In the United States, the recent case of 19-year-old Sharon Conley of Colorado is a chilling example of an American female newly converted to Islam and seeking jihad, imagining she will engage in combat, work as a nurse and marry a fighter. Even under FBI interrogation, she remained committed to waging jihad.

Female Islamists, even violent jihadists, have long been prominent. In 2010, Afia Siddiqui, a neuroscientist from Pakistan, was found guilty in New York City of attempted murder of U.S. personnel investigating her material support to Al Qaeda. She is now serving an 86-year sentence in federal prison.

Siddiqui’s descent into radicalization and her equally disturbing rise to national adulation in Pakistan, where she remains lionized as a “Daughter of the Nation,” was brilliantly detailed by Deborah Scroggins in her book, “Wanted Women.” Scroggins revealed Siddiqui’s dual dimensions: her fanatical commitment to jihadist ideology and the way she used the advantages she enjoyed in the West to radicalize others. ISIS, recognizing her stature, even offered to give up its captives, including the late James Foley, in return for her release in an attempt to broaden its global outreach.

In our correspondence, Scroggins reminded me her scholarship of Siddiqui underlined how “women have always been swept up by the romance of jihad just like men.”

At their most extreme, female jihadists become suicide bombers. Developed by the female Tamil Tigers, suicide bombing was imported by Hezbollah and became the hallmark of the Second Intifada against Israel. Radical clerics issued fatwahs legitimizing women as suicide bombers.

Dr. Anat Berko, a counterterrorism expert with the Israeli Defense Force, named them “The Smarter Bomb,” based on her 14-year studies of captured female Palestinian jihadists. Berko found their motives were as numerous as their identities. Some, sexually compromised in ways that they thought sullied their honor, believed martyrdom would absolve them of sin. Others were militant operatives, as politically motivated as their male counterparts. The point is, each one saw herself as an active jihadist.

Since ISIS burst onto the global stage, we have been enthralled by its brutality – decapitations, crucifixions, the severing of a Christian child in half, the beheadings of babies and the executions of children by hanging, shooting and decapitation. Certainly, many of these brutalities – executions, stonings, rape, child marriage, forced marriage and slavery – have befallen women.

If women have been considered in the public discourse, it is mostly through the lens of ISIS’ misogyny - commentators worry that even that has been relegated to the margins. But even less attention has been given to women who choose to participate in ISIS as perpetrators, rather than as victims.

Islamist ideology is intrinsically supremacist, racist and expansionist. It is also by definition anti-Semitic and misogynistic.
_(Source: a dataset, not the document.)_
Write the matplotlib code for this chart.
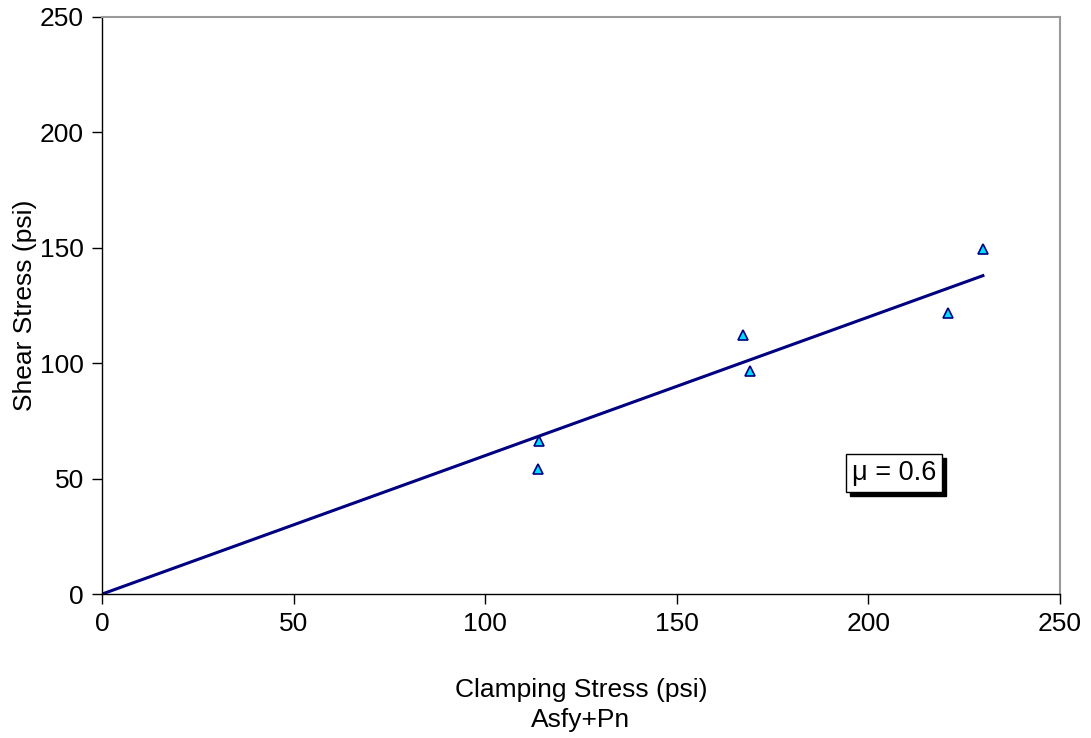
import matplotlib.pyplot as plt
from matplotlib.patches import Shadow

plt.rcParams['font.family'] = ['Liberation Sans', 'DejaVu Sans']

# Test data
clamping = [113.8, 114.0, 167.3, 169.1, 220.8, 229.9]
shear = [54.2, 66.3, 112.2, 96.6, 121.7, 149.5]

# Friction line
mu = 0.6
line_x = [0, 229.9]
line_y = [mu * v for v in line_x]

fig = plt.figure(figsize=(10.91, 7.38), dpi=100)
ax = fig.add_axes([0.0935, 0.195, 0.878, 0.782])

ax.plot(line_x, line_y, color='#000080', lw=2.2, zorder=2)
ax.plot(clamping, shear, linestyle='none', marker='^', markersize=7,
        markerfacecolor='#00DDFF', markeredgecolor='#000080',
        markeredgewidth=1.2, zorder=3)

ax.set_xlim(0, 250)
ax.set_ylim(0, 250)
ax.set_xticks(range(0, 251, 50))
ax.set_yticks(range(0, 251, 50))
ax.tick_params(direction='out', length=7, width=1, labelsize=19, pad=6)

for side in ['top', 'right']:
    ax.spines[side].set_color('#999999')
    ax.spines[side].set_linewidth(1.5)
for side in ['left', 'bottom']:
    ax.spines[side].set_color('black')
    ax.spines[side].set_linewidth(1)

ax.set_xlabel('Clamping Stress (psi)\nAsfy+Pn', fontsize=19, labelpad=30,
              linespacing=1.3)
ax.set_ylabel('Shear Stress (psi)', fontsize=19, labelpad=2)

txt = ax.text(206.7, 52.4, '\u03bc = 0.6', fontsize=19.5, ha='center', va='center',
              bbox=dict(boxstyle='square,pad=0.22', fc='white', ec='black', lw=1))
fig.canvas.draw()
patch = txt.get_bbox_patch()
shadow = Shadow(patch, 3, -3, color='black', alpha=1)
shadow.set_zorder(patch.get_zorder() - 1)
ax.add_artist(shadow)

fig.savefig('out.png', dpi=100)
Regardless of what attracts them, women jihadists serve a fleeting purpose for ISIS. They are unaware that they will progressively lose their freedoms as they empower Islamism through their actions.

But Western women are joining ISIS nonetheless, so Americans must recognize the deadly ideology that attracts them for what it is: lethally totalitarian, misogynistic, anti-Semitic, supremacist and profoundly anti-democratic.

Political Islamism, whether espoused by men or women, is the gravest threat to secular democracy man has known. By unveiling these invisible women for the radical Jihadists they truly are, we can begin to confront Islamist ideology for what it is: a singularly lethal assault upon our sacred ideals.